We as senators must recognize the errors of the past and do our best to correct them. Why are we even considering the approval of a bill that will destroy the economy of one of Canada’s largest First Nations when a simple solution has been provided to us? We have a chance here to embrace Kahnawà:ke and other Indigenous communities under the law, but if we do not include the proposed amendment we are instead choosing to push them away, forcing them to remain in a legal no-man’s land.
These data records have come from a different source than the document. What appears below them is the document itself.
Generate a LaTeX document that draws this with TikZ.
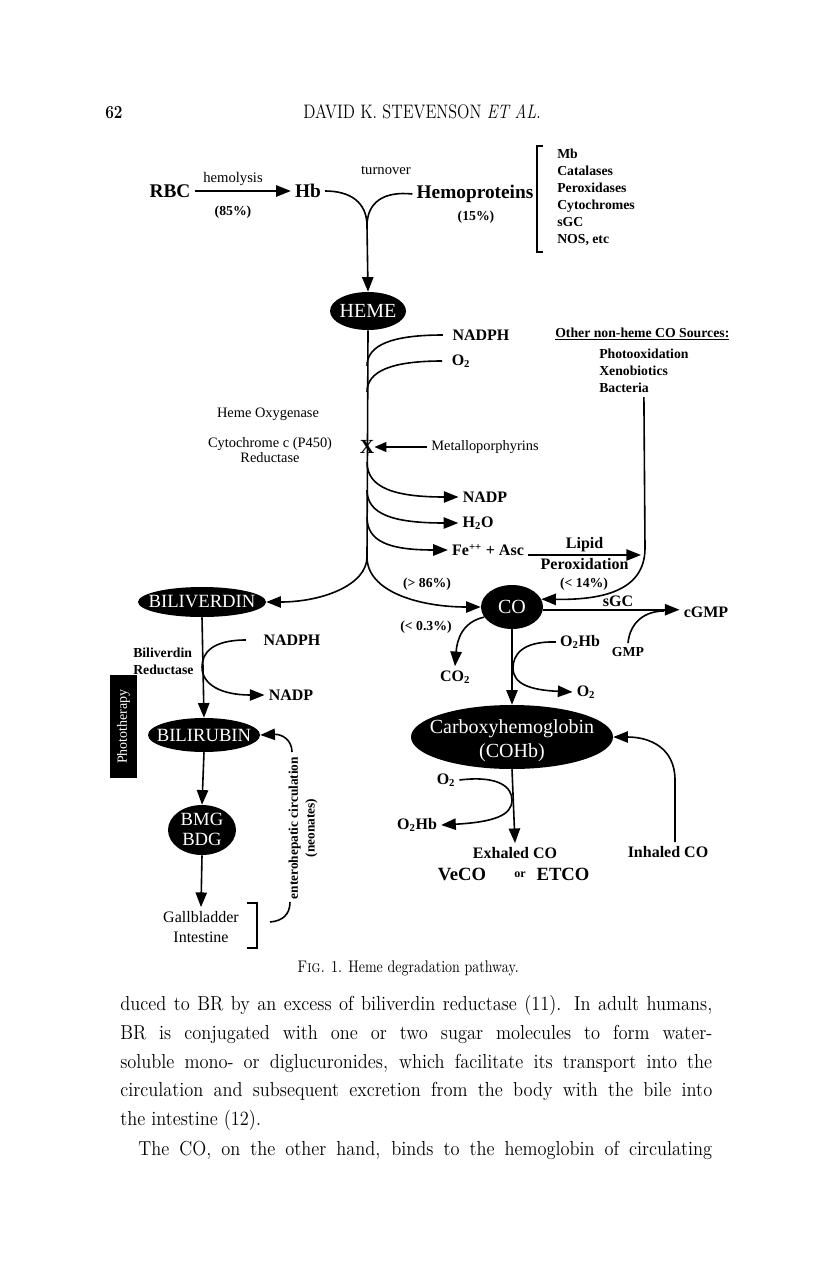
\documentclass[tikz,border=0pt]{standalone}
\usepackage{fontspec}
\newfontfamily\tms{Liberation Serif}
\usetikzlibrary{arrows.meta,shapes.geometric}
\newcommand\bone[1]{\makebox[0pt]{#1}}
\newcommand\btwo[2]{\makebox[0pt]{\raisebox{#1}[0pt][0pt]{\begin{tabular}{@{}c@{}}#2\end{tabular}}}}
\begin{document}
\begin{tikzpicture}[x=0.75pt,y=-0.75pt,
  big/.style={inner sep=3pt, font=\tms\bfseries\fontsize{14.5}{16}\selectfont},
  lab/.style={inner sep=3pt, font=\tms\bfseries\fontsize{12}{14}\selectfont},
  smb/.style={inner sep=3pt, font=\tms\bfseries\fontsize{10.3}{12.75}\selectfont},
  reg/.style={inner sep=3pt, font=\tms\fontsize{10.8}{11.25}\selectfont},
  blob/.style={ellipse, fill=black, text=white, inner sep=0pt, font=\tms\fontsize{15}{18}\selectfont},
  con/.style={draw, line width=1.2pt},
  arr/.style={con, -{Triangle[length=11pt,width=8.5pt]}},
  body/.style={inner sep=0pt, anchor=base west, font=\fontsize{13.8}{16}\selectfont},
  brk/.style={draw, line width=1pt}
]
\fill[white] (0,0) rectangle (816,1267);
\useasboundingbox (0,0) rectangle (816,1267);

% header
\node[body, font=\bfseries\fontsize{11.5}{14}\selectfont] (pg) at (105,118) {\scalebox{1}[1.2]{62}};
\node[body, font=\fontsize{12.2}{14}\selectfont] (hdr) at (303,118) {\scalebox{1}[1.2]{DAVID K. STEVENSON \textit{ET AL}.}};

% top row
\node[big] (rbc) at (170,191) {RBC};
\node[reg, font=\tms\fontsize{11}{12}\selectfont] (hemol) at (233,179) {hemolysis};
\node[smb] (p85) at (233,212) {(85\%)};
\node[big] (hb) at (308,191) {Hb};
\draw[arr] (rbc.east) -- (hb.west);
\node[reg, font=\tms\fontsize{11}{12}\selectfont] (turn) at (386,170) {turnover};
\node[big] (hp) at (475,194) {Hemoproteins};
\node[smb] (p15) at (476,217) {(15\%)};
\node[smb, align=left, anchor=west] (list) at (553,197) {Mb\\Catalases\\Peroxidases\\Cytochromes\\sGC\\NOS, etc};
\draw[brk] (543,146) -- (537,146) -- (537,252) -- (543,252);

\node[blob, minimum width=57pt, minimum height=28.5pt] (heme) at (368,311) {\bone{HEME}};
\coordinate (merge) at (367,226);
\draw[con] (hb.east) .. controls (350,191) and (367,202) .. (merge);
\draw[con] (hp.west) .. controls (384,191) and (367,202) .. (merge);
\draw[arr] (merge) -- (heme.north);

% heme oxygenase reaction
\coordinate (split) at (367,557);
\draw[con] (heme.south) -- (split);
\node[lab] (nadph1) at (481,335) {NADPH};
\node[lab] (o2a) at (461,361) {O\textsubscript{2}};
\coordinate (j1) at (367,366);
\coordinate (j2) at (367,392);
\draw[con, shorten <=4pt] (nadph1.west) .. controls (392,335) and (367,345) .. (j1);
\draw[con, shorten <=4pt] (o2a.west) .. controls (392,361) and (367,371) .. (j2);

\node[reg] (ho) at (268,414) {Heme Oxygenase};
\node[reg, align=center] (cyt) at (270,450) {Cytochrome c (P450)\\Reductase};
\node[inner sep=0pt, font=\tms\bfseries\fontsize{15}{15}\selectfont] (xm) at (367,447) {X};
\node[reg] (metal) at (485,447) {Metalloporphyrins};
\draw[arr, -{Triangle[length=9pt,width=7.5pt]}] (metal.west) -- (xm.east);

\node[lab] (nadp1) at (485,497) {NADP};
\node[lab] (h2o) at (478,523) {H\textsubscript{2}O};
\node[lab] (fe) at (488,550) {Fe\textsuperscript{++} + Asc};
\coordinate (j3) at (367,462);
\coordinate (j4) at (367,490);
\coordinate (j5) at (367,517);
\draw[arr] (j3) .. controls (367,488) and (395,497) .. (nadp1.west);
\draw[arr] (j4) .. controls (367,515) and (395,523) .. (h2o.west);
\draw[arr] (j5) .. controls (367,542) and (390,550) .. (fe.west);

\coordinate (lipE) at (641,555);
\draw[arr] (fe.east |- lipE) -- node[lab, above, inner sep=2pt] (lipid) {Lipid} node[lab, below, inner sep=2pt] (perox) {Peroxidation} (lipE);
\node[smb] (p14) at (584,584) {(< 14\%)};

\node[smb, anchor=west] (src) at (551,334) {\underline{Other non-heme CO Sources:}};
\node[smb, align=left, anchor=west] (srcl) at (595,371) {Photooxidation\\Xenobiotics\\Bacteria};

% CO
\node[blob, minimum width=46.5pt, minimum height=33pt] (co) at (512,607) {\bone{CO}};
\coordinate (bend) at (645,548);
\draw[arr] (srcl.south) -- (bend) .. controls (645,592) and (600,600) .. (co.15);
\draw[arr] (split) .. controls (367,592) and (420,607) .. (co.west);
\node[smb] (p86) at (427,584) {(> 86\%)};
\node[lab] (cgmp) at (706,612) {cGMP};
\draw[arr] (co.-5) -- node[lab, above, inner sep=2pt, pos=0.55] (sgc) {sGC} (cgmp.west |- co.-5);
\node[smb] (gmp) at (628,652) {GMP};
\coordinate (gj) at (664,611);
\draw[con] (gmp.north) .. controls (630,622) and (645,611) .. (gj);

\node[lab] (co2) at (455,677) {CO\textsubscript{2}};
\node[smb] (p03) at (426,627) {(< 0.3\%)};
\draw[arr] (co.200) .. controls (462,622) and (457,640) .. (co2.north);

% COHb
\node[blob, minimum width=151.5pt, minimum height=48pt] (cohb) at (512,737) {\btwo{-6pt}{Carboxyhemoglobin\\(COHb)}};
\draw[arr] (co.south) -- (cohb.north);
\node[lab] (o2hb1) at (580,642) {O\textsubscript{2}Hb};
\node[lab] (o2b) at (586,692) {O\textsubscript{2}};
\coordinate (k1) at (513,668);
\draw[con] (o2hb1.west) .. controls (522,641) and (513,655) .. (k1);
\draw[arr] (k1) .. controls (513,684) and (530,690) .. (o2b.west);

\node[lab] (inh) at (668,852) {Inhaled CO};
\coordinate (ib) at (675,780);
\draw[arr] (inh.north -| ib) -- (ib) .. controls (675,748) and (650,737) .. (cohb.east);

\node[lab] (exh) at (515,853) {Exhaled CO};
\draw[arr] (cohb.south) -- (exh.north);
\node[big, font=\tms\bfseries\fontsize{14}{16}\selectfont] (veco) at (462,874) {VeCO};
\node[inner sep=1pt, font=\tms\bfseries\fontsize{9}{10}\selectfont] (or) at (520,875) {or};
\node[big, font=\tms\bfseries\fontsize{14}{16}\selectfont] (etco) at (563,874) {ETCO};

\node[lab] (o2c) at (446,780) {O\textsubscript{2}};
\node[lab] (o2hb2) at (417,825) {O\textsubscript{2}Hb};
\coordinate (k2) at (512,800);
\draw[con] (o2c.east) .. controls (500,775) and (512,788) .. (k2);
\draw[arr] (k2) .. controls (512,815) and (495,822) .. (o2hb2.east);

% bilirubin branch
\node[blob, minimum width=96pt, minimum height=22.5pt, font=\tms\fontsize{14}{16}\selectfont] (biliv) at (202,602) {\bone{BILIVERDIN}};
\draw[arr] (split) .. controls (367,585) and (322,602) .. (biliv.east);
\node[smb, align=left, anchor=west] (bvr) at (129,661) {Biliverdin\\Reductase};
\node[lab] (nadph2) at (292,640) {NADPH};
\node[lab] (nadp2) at (291,695) {NADP};
\coordinate (k3) at (202,667);
\draw[con, shorten <=10pt] (nadph2.west) .. controls (212,640) and (202,653) .. (k3);
\draw[arr] (k3) .. controls (202,685) and (222,695) .. (nadp2.west);

\node[blob, minimum width=84pt, minimum height=25.5pt, font=\tms\fontsize{14}{16}\selectfont] (bilir) at (204,735) {\bone{BILIRUBIN}};
\draw[arr] (biliv.south) -- (bilir.north);

\node[rectangle, fill=black, text=white, rotate=90, minimum width=77pt, minimum height=20pt, inner sep=0pt, font=\tms\fontsize{10.5}{12}\selectfont] (photo) at (123.5,726.5) {Phototherapy};

\node[blob, minimum width=51pt, minimum height=37.5pt, font=\tms\fontsize{14}{15}\selectfont] (bmg) at (202,830) {\btwo{-5pt}{BMG\\BDG}};
\draw[arr] (bilir.south) -- (bmg.north);
\node[reg, align=center, font=\tms\fontsize{12}{15}\selectfont] (gall) at (201,927) {Gallbladder\\Intestine};
\draw[arr] (bmg.south) -- (gall.north);
\draw[brk] (247,903) -- (257,903) -- (257,948) -- (247,948);

\node[smb, rotate=90, align=center, font=\tms\bfseries\fontsize{10}{12.5}\selectfont] (ent) at (303,828) {enterohepatic circulation\\(neonates)};
\coordinate (e1) at (292,752);
\draw[arr] (e1) .. controls (292,740) and (282,734) .. (bilir.east);
\coordinate (e2) at (290,902);
\coordinate (e3) at (270,922);
\draw[con] (e2) .. controls (290,915) and (282,921) .. (e3);

% caption
\node[inner sep=0pt, font=\fontsize{10.5}{12}\selectfont] (cap) at (408,968) {\scalebox{1}[1.2]{\textsc{Fig.} 1. Heme degradation pathway.}};

% body text
\node[body] (l1) at (120,1010) {\scalebox{1}[1.1]{\makebox[444pt][s]{duced to BR by an excess of biliverdin reductase (11). In adult humans,}}};
\node[body] (l2) at (120,1039) {\scalebox{1}[1.1]{\makebox[444pt][s]{BR is conjugated with one or two sugar molecules to form water-}}};
\node[body] (l3) at (120,1068) {\scalebox{1}[1.1]{\makebox[444pt][s]{soluble mono- or diglucuronides, which facilitate its transport into the}}};
\node[body] (l4) at (120,1096) {\scalebox{1}[1.1]{\makebox[444pt][s]{circulation and subsequent excretion from the body with the bile into}}};
\node[body] (l5) at (120,1125) {\scalebox{1}[1.1]{the intestine (12).}};
\node[body] (l6) at (138,1155) {\scalebox{1}[1.1]{\makebox[430.5pt][s]{The CO, on the other hand, binds to the hemoglobin of circulating}}};
\end{tikzpicture}
\end{document}
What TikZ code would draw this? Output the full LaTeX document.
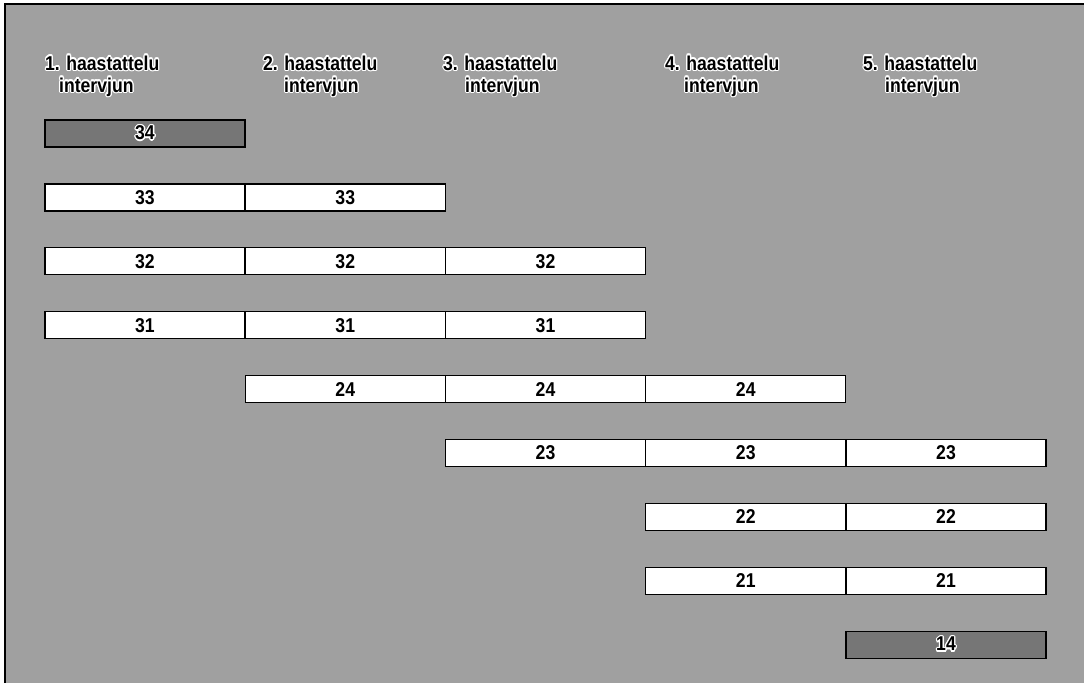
\documentclass[tikz,border=0pt]{standalone}
\usepackage{fontspec}
\setmainfont{Liberation Sans}[FakeStretch=0.88]
\usepackage{contour}
\contourlength{1.3pt}
\contournumber{12}
\definecolor{bg}{HTML}{A0A0A0}
\definecolor{dark}{HTML}{767676}
\begin{document}
\begin{tikzpicture}[x=1pt,y=-1pt,
  cell/.style={draw=black,line width=1.3pt,fill=white,minimum width=200pt,minimum height=27pt,
    inner sep=0pt,outer sep=0pt,anchor=north west,font=\fontsize{20}{24}\selectfont\bfseries},
  darkcell/.style={cell,fill=dark},
  head/.style={anchor=base west,inner sep=0pt,font=\fontsize{20}{24}\selectfont\bfseries}]
\useasboundingbox (0,0) rectangle (1084,683);
\fill[white] (0,0) rectangle (1084,683);
\fill[bg] (5,4) rectangle (1084,683);
\draw[line width=1.5pt] (5,683) -- (5,4) -- (1084,4);
% headers
\foreach \i/\xa/\xb in {1/45/59, 2/263/284, 3/443/465, 4/665/684, 5/863/885} {
  \node[head] (h\i a) at (\xa,70) {\contour{white}{\i. haastattelu}};
  \node[head] (h\i b) at (\xb,92) {\contour{white}{intervjun}};
}
% white cells
\foreach \r/\a/\b/\t in {1/1/2/33, 2/1/3/32, 3/1/3/31, 4/2/4/24, 5/3/5/23, 6/4/5/22, 7/4/5/21} {
  \foreach \c in {\a,...,\b} {
    \node[cell] (n\t-\c) at ({45+200.25*(\c-1)},{120+63.9*\r}) {\raisebox{-2pt}{\t}};
  }
}
% dark cells
\node[darkcell] (n34-1) at (45,120) {\raisebox{-2pt}{\contour{white}{34}}};
\node[darkcell] (n14-5) at ({45+200.25*4},{120+63.9*8}) {\raisebox{-2pt}{\contour{white}{14}}};
\end{tikzpicture}
\end{document}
Motion in Amendment—Debate
Therefore, honourable senators, in amendment, I move:
That Bill C-218 be not now read a third time, but that it be amended in clause 2, on page 1, by replacing line 5 with the following:
“2 (1) Subsection 207(1) of the Criminal Code is amended by adding the following after paragraph (a):
(a.1) for an Indigenous council, government or other entity that is authorized to act on behalf of an Indigenous group, community or people that holds rights recognized and affirmed by section 35 of the Constitution Act, 1982 to conduct and manage a lottery scheme under an agreement or arrangement with the Government of Canada;
(2) Paragraph 207(4)(b) of the Act is re-”.
Thank you, senators.
The Hon. the Speaker: Ordinarily we would move to debate on that amendment now. The table has noted that Senator McCallum has time, and Senator McPhedran has a question.
Senator McCallum, would you accept a question?
Hon. Marilou McPhedran: In your speech, Senator McCallum, you referenced the fact that the province has been interfering with the Kahnawà:ke Gaming Commission. Can you give examples of that interference?
Senator McCallum: Yes, I can. Thank you for the question.
With Mohawks of Kahnawà:ke Online and Evolution Gaming, in 2015 an online casino soft supplier Evolution Gaming launched its products on Mohawk Online, a socio-economic online gaming website across Canada. Evolution described the launch as a groundbreaking deal. Evolution’s games proved popular with Canadian customers and quickly became a significant source of income for Kahnawà:ke.
In April 2017, Evolution entered an agreement to provide its products to the British Columbia Lottery Corporation, BCLC. Evolution then informed Mohawk Online that BCLC had instructed them to withdraw their products from Mohawk Online’s website based on a general rule that under the Canadian Criminal Code only provincial governments may operate online gambling.
Mohawk Online’s previously accepted legal opinions and arguments were dismissed and Evolution’s games were withdrawn, causing significant financial losses to Kahnawà:ke.
Mohawk Online later discovered that BCLC was allowing Evolution to continue to supply games to offshore operators targeting Canada, including only Mohawk Online. Mohawk Online has been singled out by BCLC. The lottery had applied commercial pressure on Evolution to dismiss Kahnawà:ke’s legal arguments and focus solely on the absence of any mention of First Nations under the Criminal Code.
Once BCLC’s exclusion order ensured that Mohawk Online had lost the games, customers and revenues, Evolution was free to continue supplying games both to BCLC and the offshore industry targeting Canada, regardless of the status of offshore operators under the Criminal Code.
In 2016, Mohawk Online approached casino games supplier NetEnt about carrying their games on its website. NetEnt told Mohawk Online that the provinces would not appreciate NetEnt having any connection to companies with a tie to Kahnawà:ke. NetEnt supplies products to both the provincial lotteries and offshore operators targeting Canada. Only the absence of any mention of First Nations under the Criminal Code is used to force lottery commercial partners into not supplying Mohawk Online. Neither the lotteries nor their commercial partners are interested in respecting or enforcing the Criminal Code. It is simply being used as an anti-competition mechanism.
Over the past 20-plus years, at least four testing agencies discontinued their relationship with Kahnawà:ke Gaming and they declined to provide service, citing pressures from provincial authorities.